An important chapter in the search for justice by survivors of a massacre in the Democratic Republic of Congo came to a disappointing end this week, when the Supreme Court of Canada rejected their appeal of a lower court’s dismissal of their claims against Anvil Mining.
In 2004, an estimated 100 civilians died when the Congolese army attacked the town of Kilwa, which served as the base of operations for Anvil Mining, a Canadian/Australian company. The survivors alleged that Anvil employees transported the soldiers to Kilwa, paid them, and gave them logistical support, including driving them around Kilwa during the massacre. A Superior Court judge in Québec initially gave the plaintiffs a green light to pursue their claims, but the decision was later overturned by the Québec Court of Appeals, which ruled that the case should instead proceed in Congo or Australia. (I analyzed this decision in a previous blog post.)

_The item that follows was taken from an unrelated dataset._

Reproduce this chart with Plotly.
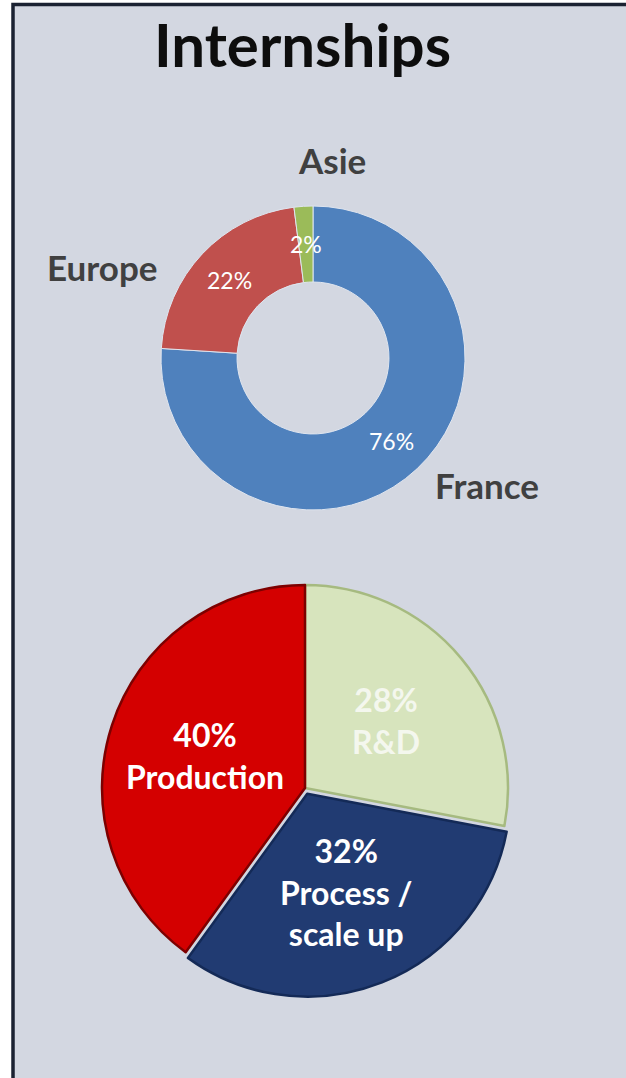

The Supreme Court’s decision to turn aside the plaintiffs’ appeal means that the Canadian courts are closed to their claims. This outcome is not exactly surprising; Canadian courts have been quite aggressive in their use of the forum non conveniens doctrine to rid themselves of international human rights cases. It’s disappointing, though, because for a brief moment the Canadian judiciary appeared to be willing to exercise the authority it has to apply universal human rights standards to companies that benefit from doing business in Canada.